At 6/13/2007 12:57:00 PM, Anonymous miller

What?! Republican as a metaphor for "selfishness at the expense of public good, violence, callous indifference to suffering, short term greed at the expense of long term foresight."? I was going to criticize you for using such an insensitive "metaphor," but since you're crediting it to Dawkins, I guess he deserves the blame.
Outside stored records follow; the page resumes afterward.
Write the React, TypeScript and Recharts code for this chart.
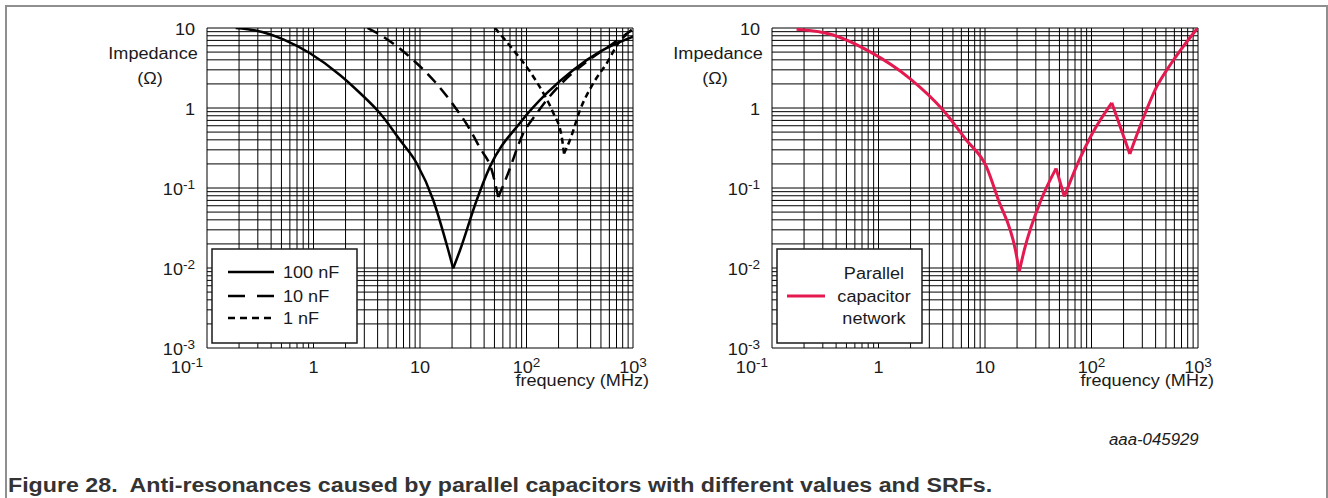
import React from "react";
import { CartesianGrid, Line, LineChart, XAxis, YAxis } from "recharts";

// frequency (MHz) / impedance (ohm)
const f100n = [0.186, 0.293, 0.52, 0.927, 1.77, 2.73, 4.21, 6.49, 9.31, 13.3, 18.4, 20.5, 23.8, 34.1, 45.4, 86.8, 155, 275, 490, 1000];
const z100n = [10, 9.25, 7.22, 4.83, 2.59, 1.54, 0.859, 0.398, 0.204, 0.0708, 0.0168, 0.0099, 0.0168, 0.0708, 0.185, 0.65, 1.53, 2.99, 5.06, 7.78];

const f10n = [3.21, 4.52, 8.98, 13.8, 20.6, 28.4, 36.6, 47.1, 54.3, 65.2, 93.3, 125, 155, 238, 367, 653, 973];
const z10n = [10, 7.78, 3.79, 2.13, 1.09, 0.583, 0.316, 0.168, 0.077, 0.138, 0.483, 0.859, 1.26, 2.35, 3.79, 6.44, 9.44];

const f1n = [50.6, 75.2, 108, 144, 179, 214, 225, 256, 318, 424, 566, 728, 973];
const z1n = [10, 5.31, 2.84, 1.53, 0.859, 0.438, 0.27, 0.398, 0.944, 2.04, 3.62, 6.44, 9.44];

const fNet = [0.17, 0.375, 0.828, 1.96, 4.03, 6.67, 10.3, 13.2, 19.3, 21, 23.4, 33.6, 46.5, 55.6, 76.8, 102, 155, 229, 301, 402, 574, 985];
const zNet = [9.63, 8.18, 5.06, 2.35, 0.944, 0.398, 0.185, 0.074, 0.0168, 0.0091, 0.0168, 0.0708, 0.176, 0.078, 0.224, 0.483, 1.16, 0.266, 0.708, 1.76, 3.79, 9.9];

const xDecades = [-1, 0, 1, 2, 3];
const yDecades = [-3, -2, -1, 0, 1];

const RED = "#e4194f";
const INK = "#1a1a1a";
const FONT = "'Liberation Sans', Arial, sans-serif";
const SX = 1.13; // the figure's lettering is a bit wider than plain Arial

// full log grid: 1..9 in every decade, plus the top one
function logTicks(decades: number[]) {
  const out: number[] = [];
  for (let i = 0; i < decades.length - 1; i++) {
    for (let m = 1; m < 10; m++) out.push(Number((m * 10 ** decades[i]).toPrecision(2)));
  }
  out.push(10 ** decades[decades.length - 1]);
  return out;
}
const xTicks = logTicks(xDecades);
const yTicks = logTicks(yDecades);

const toRows = (f: number[], z: number[]) => f.map((v, i) => ({ f: v, z: z[i] }));

// split at every local min/max so the curve stays smooth but keeps its sharp resonance tips
function branches(f: number[], z: number[]) {
  const rows = toRows(f, z);
  const cuts = [0];
  for (let i = 1; i < rows.length - 1; i++) {
    if ((rows[i].z - rows[i - 1].z) * (rows[i + 1].z - rows[i].z) < 0) cuts.push(i);
  }
  cuts.push(rows.length - 1);
  return cuts.slice(1).map((end, k) => rows.slice(cuts[k], end + 1));
}

function decadeOf(v: number) {
  const e = Math.round(Math.log10(v));
  return Math.abs(Math.log10(v) - e) < 1e-6 ? e : null;
}

function Pow({ e }: { e: number }) {
  if (e === 0) return <>1</>;
  if (e === 1) return <>10</>;
  return (
    <>
      10
      <tspan dy={-6} fontSize={12}>
        {e < 0 ? `-${-e}` : e}
      </tspan>
    </>
  );
}

// text widened horizontally around its anchor point
function Wide({ x, y, anchor = "start", size = 16, children }: any) {
  return (
    <g transform={`translate(${x},${y}) scale(${SX},1)`}>
      <text x={0} y={0} textAnchor={anchor} fontSize={size} fill={INK} fontFamily={FONT}>
        {children}
      </text>
    </g>
  );
}

function XTick({ x, y, payload }: any) {
  const e = decadeOf(payload.value);
  if (e === null) return null;
  const first = e === xDecades[0];
  return (
    <Wide x={first ? x - 4 : x} y={y + 25} anchor={first ? "end" : "middle"}>
      <Pow e={e} />
    </Wide>
  );
}

function YTick({ x, y, payload }: any) {
  const e = decadeOf(payload.value);
  if (e === null) return null;
  return (
    <Wide x={x - 12} y={y + 6.5} anchor="end">
      <Pow e={e} />
    </Wide>
  );
}

function YTitle({ viewBox }: any) {
  const cx = viewBox.x + viewBox.width - 54;
  return (
    <g>
      <Wide x={cx} y={viewBox.y + 31} anchor="middle">Impedance</Wide>
      <Wide x={cx - 3} y={viewBox.y + 56} anchor="middle">(Ω)</Wide>
    </g>
  );
}

function XTitle({ viewBox }: any) {
  return (
    <Wide x={viewBox.x + viewBox.width + 16} y={viewBox.y + 38} anchor="end">
      frequency (MHz)
    </Wide>
  );
}

function Plot({ children }: { children: React.ReactNode }) {
  return (
    <LineChart width={660} height={400} margin={{ top: 28, right: 27, bottom: 0, left: 0 }}>
      <CartesianGrid stroke="#000" strokeWidth={1} horizontal vertical fill="none" />
      <XAxis
        dataKey="f"
        type="number"
        scale="log"
        domain={[0.1, 1000]}
        ticks={xTicks}
        interval={0}
        allowDataOverflow
        axisLine={false}
        tickLine={false}
        tickSize={0}
        tickMargin={0}
        height={52}
        tick={<XTick />}
        label={{ content: (p: any) => <XTitle viewBox={p.viewBox} /> }}
      />
      <YAxis
        type="number"
        scale="log"
        domain={[0.001, 10]}
        ticks={yTicks}
        interval={0}
        allowDataOverflow
        axisLine={false}
        tickLine={false}
        tickSize={0}
        tickMargin={0}
        width={207}
        tick={<YTick />}
        label={{ content: (p: any) => <YTitle viewBox={p.viewBox} /> }}
      />
      {children}
    </LineChart>
  );
}

function curve(f: number[], z: number[], stroke: string, width: number, dash?: string) {
  return branches(f, z).map((rows, i) => (
    <Line
      key={i}
      data={rows}
      dataKey="z"
      type="monotone"
      stroke={stroke}
      strokeWidth={width}
      strokeDasharray={dash}
      strokeLinejoin="round"
      dot={false}
      activeDot={false}
      isAnimationActive={false}
    />
  ));
}

export default function App() {
  return (
    <div
      style={{
        position: "absolute",
        left: 0,
        top: 0,
        width: 1328,
        height: 498,
        overflow: "hidden",
        background: "#fff",
        fontFamily: FONT,
      }}
    >
      <div
        style={{
          position: "absolute",
          left: 5,
          top: 5,
          width: 1319,
          height: 600,
          border: "2px solid #8f8f8f",
        }}
      />

      <div style={{ position: "absolute", left: 0, top: 0 }}>
        <Plot>
          {curve(f100n, z100n, "#000", 2.5)}
          {curve(f10n, z10n, "#000", 2.5, "12 7")}
          {curve(f1n, z1n, "#000", 2.5, "6 4")}
        </Plot>
      </div>

      <div style={{ position: "absolute", left: 565, top: 0 }}>
        <Plot>{curve(fNet, zNet, RED, 3)}</Plot>
      </div>

      {/* left legend */}
      <svg style={{ position: "absolute", left: 211, top: 248 }} width={147} height={96}>
        <rect x={1} y={1} width={145} height={94} fill="#fff" stroke={INK} strokeWidth={1.5} />
        <line x1={17} x2={63} y1={24} y2={24} stroke="#000" strokeWidth={2.5} />
        <line x1={17} x2={63} y1={48} y2={48} stroke="#000" strokeWidth={2.5} strokeDasharray="17 12" />
        <line x1={17} x2={63} y1={70} y2={70} stroke="#000" strokeWidth={2.5} strokeDasharray="7 5" />
        <Wide x={72} y={30}>100 nF</Wide>
        <Wide x={72} y={54}>10 nF</Wide>
        <Wide x={72} y={76}>1 nF</Wide>
      </svg>

      {/* right legend */}
      <svg style={{ position: "absolute", left: 776, top: 248 }} width={147} height={96}>
        <rect x={1} y={1} width={145} height={94} fill="#fff" stroke={INK} strokeWidth={1.5} />
        <line x1={11} x2={49} y1={48} y2={48} stroke={RED} strokeWidth={3} />
        <Wide x={98} y={31} anchor="middle">Parallel</Wide>
        <Wide x={98} y={54} anchor="middle">capacitor</Wide>
        <Wide x={98} y={76} anchor="middle">network</Wide>
      </svg>

      <div
        style={{
          position: "absolute",
          left: 1109,
          top: 431,
          fontSize: 16,
          fontStyle: "italic",
          color: INK,
          transform: "scaleX(1.05)",
          transformOrigin: "left",
        }}
      >
        aaa-045929
      </div>

      <div
        style={{
          position: "absolute",
          left: 8,
          top: 474,
          fontSize: 20,
          fontWeight: "bold",
          color: "#333",
          whiteSpace: "pre",
          transform: "scaleX(1.16)",
          transformOrigin: "left",
        }}
      >
        {"Figure 28.  Anti-resonances caused by parallel capacitors with different values and SRFs."}
      </div>
    </div>
  );
}
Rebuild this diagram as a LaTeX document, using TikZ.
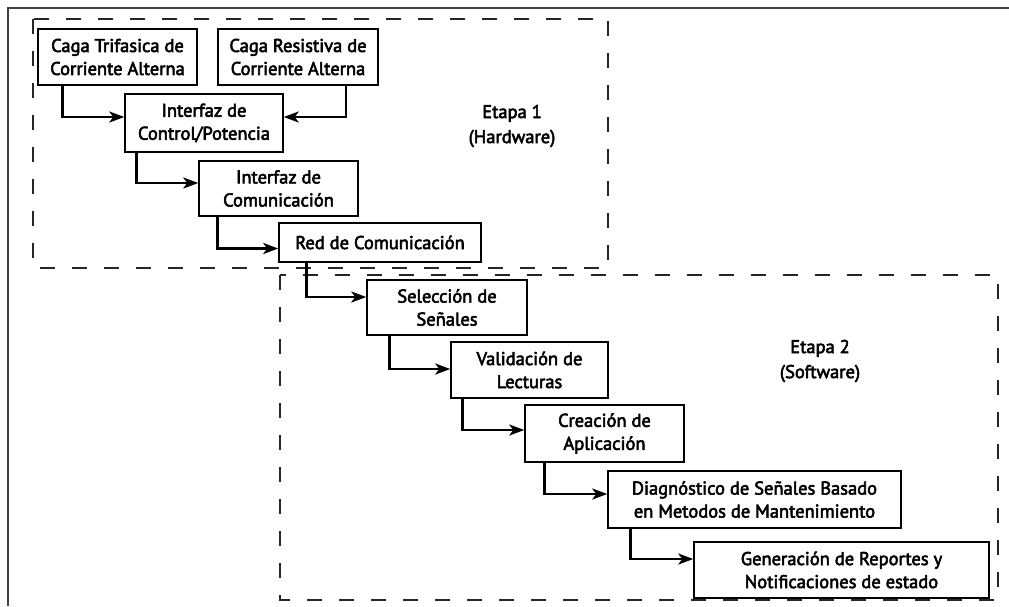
\documentclass[tikz,border=0pt]{standalone}
\usepackage{fontspec}
\setmainfont{PT Sans}
\newfontfamily\diagfont{PT Sans}[FakeBold=3]
\usetikzlibrary{arrows.meta}
\begin{document}
\begin{tikzpicture}[x=1pt,y=-1pt,
  blk/.style={draw=black,line width=1.5pt,inner sep=0pt,align=center,
    font=\diagfont\fontsize{18.5}{23}\selectfont},
  arr/.style={line width=2.5pt,-{Stealth[length=15pt,width=11pt,inset=4pt]}},
  stage/.style={draw=black!85,line width=1.8pt,dash pattern=on 15pt off 17pt},
  caption/.style={align=center,font=\diagfont\fontsize{18.5}{25}\selectfont}]
\useasboundingbox (0,0) rectangle (1009,606);
% outer frame (top and left edges only)
\draw[line width=2pt,black!75] (7.5,606) -- (7.5,7.5) -- (1009,7.5);
% stage frames
\draw[stage] (33,19) rectangle (608,268);
\draw[stage] (280,275) rectangle (998,600);
% blocks
\node[blk,minimum width=159pt,minimum height=56pt] (trif) at (117.5,57) {Caga Trifasica de\\Corriente Alterna};
\node[blk,minimum width=160pt,minimum height=56pt] (resis) at (298,57) {Caga Resistiva de\\Corriente Alterna};
\node[blk,minimum width=158pt,minimum height=58pt] (ctrl) at (204,123) {Interfaz de\\Control/Potencia};
\node[blk,minimum width=159pt,minimum height=55pt] (comi) at (278.5,188.5) {Interfaz de\\Comunicación};
\node[blk,minimum width=202pt,minimum height=39pt] (red) at (380,242.5) {Red de Comunicación};
\node[blk,minimum width=160pt,minimum height=55pt] (sel) at (447,307.5) {Selección de\\Señales};
\node[blk,minimum width=157pt,minimum height=56pt] (val) at (529.5,370) {Validación de\\Lecturas};
\node[blk,minimum width=159pt,minimum height=57pt] (cre) at (604.5,433.5) {Creación de\\Aplicación};
\node[blk,minimum width=293pt,minimum height=57pt] (diag) at (754.5,499.5) {Diagnóstico de Señales Basado\\en Metodos de Mantenimiento};
\node[blk,minimum width=295pt,minimum height=56pt] (gen) at (841.5,570) {Generación de Reportes y\\Notificaciones de estado};
% stage captions
\node[caption] (et1) at (512,126) {Etapa 1\\(Hardware)};
\node[caption] (et2) at (820,361) {Etapa 2\\(Software)};
% connectors
\draw[arr] ([xshift=25pt]trif.south west) |- ([yshift=6pt]ctrl.west);
\draw[arr] ([xshift=-33pt]resis.south east) |- ([yshift=6pt]ctrl.east);
\draw[arr] ([xshift=12pt]ctrl.south west) |- ([yshift=5.5pt]comi.west);
\draw[arr] ([xshift=19pt]comi.south west) |- ([yshift=-6pt]red.west);
\draw[arr] ([xshift=28pt]red.south west) |- ([yshift=10.5pt]sel.west);
\draw[arr] ([xshift=23pt]sel.south west) |- ([yshift=1pt]val.west);
\draw[arr] ([xshift=12pt]val.south west) |- ([yshift=3.5pt]cre.west);
\draw[arr] ([xshift=20pt]cre.south west) |- ([yshift=5.5pt]diag.west);
\draw[arr] ([xshift=23pt]diag.south west) |- ([yshift=11pt]gen.west);
\end{tikzpicture}
\end{document}
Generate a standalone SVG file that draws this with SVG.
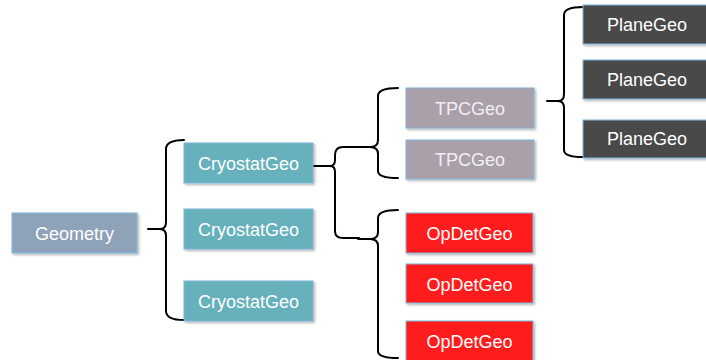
<svg xmlns="http://www.w3.org/2000/svg" width="706" height="360" viewBox="0 0 706 360">
<defs>
<filter id="sh" x="-10%" y="-10%" width="130%" height="140%">
<feDropShadow dx="1.5" dy="1.5" stdDeviation="1" flood-color="#000" flood-opacity="0.3"/>
</filter>
<style>
.box{stroke:#7fb6da;stroke-width:1;filter:url(#sh)}
.geo{fill:#8ea2b8}
.cry{fill:#66b1bb}
.tpc{fill:#aaa0aa}
.op{fill:#ff1e1e}
.pl{fill:#4a4a4a}
text{font-family:"Liberation Sans",Arial,sans-serif;font-size:18px;fill:#fff;text-anchor:middle;dominant-baseline:central}
.tt{fill:#f2eef2}
.br{fill:none;stroke:#000;stroke-width:2;stroke-linecap:round;stroke-linejoin:round}
</style>
</defs>
<rect width="706" height="360" fill="#fff"/>
<g id="connectors">
<path class="br" d="M184,140 Q166,140 166,149 L166,222 Q166,229 160,229 Q166,229 166,236 L166,311 Q166,320 184,320 M148,229 L162,229"/>
<path class="br" d="M313,166 L329,166 M359,147 L343,147 Q335,147 335,155 L335,160 Q335,166 330,166 Q335,166 335,172 L335,231 Q335,238 343,238 L359,238"/>
<path class="br" d="M398,88 Q378,88 378,96 L378,140 Q378,147 370,147 L358,147 M370,147 Q378,147 378,154 L378,171 Q378,178 398,178"/>
<path class="br" d="M398,210 Q378,210 378,218 L378,232 Q378,239 370,239 L358,239 M370,239 Q378,239 378,246 L378,351 Q378,358 398,358"/>
<path class="br" d="M583,7 Q564,7 564,15 L564,94 Q564,101 558,101 Q564,101 564,108 L564,150 Q564,157 583,157 M547,101 L560,101"/>
</g>
<g id="geometry"><rect class="box geo" x="12" y="213" width="125" height="40"/><text x="74.5" y="234">Geometry</text></g>
<g id="cryostat1"><rect class="box cry" x="184" y="143" width="129" height="40"/><text x="248.5" y="164">CryostatGeo</text></g>
<g id="cryostat2"><rect class="box cry" x="184" y="209" width="129" height="40"/><text x="248.5" y="230">CryostatGeo</text></g>
<g id="cryostat3"><rect class="box cry" x="184" y="281" width="129" height="40"/><text x="248.5" y="302">CryostatGeo</text></g>
<g id="tpc1"><rect class="box tpc" x="406" y="88" width="128" height="40"/><text class="tt" x="470" y="109">TPCGeo</text></g>
<g id="tpc2"><rect class="box tpc" x="406" y="140" width="128" height="39"/><text class="tt" x="470" y="160">TPCGeo</text></g>
<g id="opdet1"><rect class="box op" x="406" y="213" width="127" height="40"/><text x="469.5" y="234">OpDetGeo</text></g>
<g id="opdet2"><rect class="box op" x="406" y="264" width="127" height="39"/><text x="469.5" y="285">OpDetGeo</text></g>
<g id="opdet3"><rect class="box op" x="406" y="321" width="127" height="40"/><text x="469.5" y="342">OpDetGeo</text></g>
<g id="plane1"><rect class="box pl" x="583" y="5" width="128" height="39"/><text x="647" y="25">PlaneGeo</text></g>
<g id="plane2"><rect class="box pl" x="583" y="60" width="128" height="39"/><text x="647" y="80">PlaneGeo</text></g>
<g id="plane3"><rect class="box pl" x="583" y="120" width="128" height="38"/><text x="647" y="139">PlaneGeo</text></g>
</svg>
It reminds me of how Dawkins often says that he only sounds offensive because people are not accustomed to seeing the same sort of debate in religion as they see in politics. The problem with this is that the political debate is not exactly ideal itself.

 

At 6/13/2007 04:21:00 PM, Blogger Mike Clawson

Re: Robin's comment about superniceness and being a doormat - I have seen what you mean about some Christians who let themselves be walked all over or tolerate abuse because they think it's "turning the other cheek". However, I don't think that's what Jesus really meant when he called us to be peacemakers. True peacemaking is not a passive thing, it's an active thing - it's actively resisting violence & oppression but without using more of the same. Truthfully (and I've studied this passage in some depth), when Jesus told people to turn the other cheek, walk the second mile, or give people the shirt off your back, he wasn't just telling them to let themselves be taken advantage of - in the historical/cultural context those suggestions would have been highly subversive ways for the Jews to resist their Roman oppressors and restore dignity to themselves without resorting to violence. In other words, Jesus is more about overcoming evil with good than just letting evil walk all over you.

That's why I think Dawkins term "superniceness" is rather lame. Jesus wasn't just about being "supernice". He was about radical, subversive, world changing love. And love is way harder and more active than simply being "nice" - even "supernice".

 

At 6/15/2007 09:56:00 AM, Blogger Paul

Greetings fellow "Pensees" blogger! This is my first comment here.

Regarding your post, this question is actually one I attempted to explore in a rather provocative way in my most recent blog post. The ensuing comments and dialog have been exceptionally rich (well, after the initial offense was smoothed over).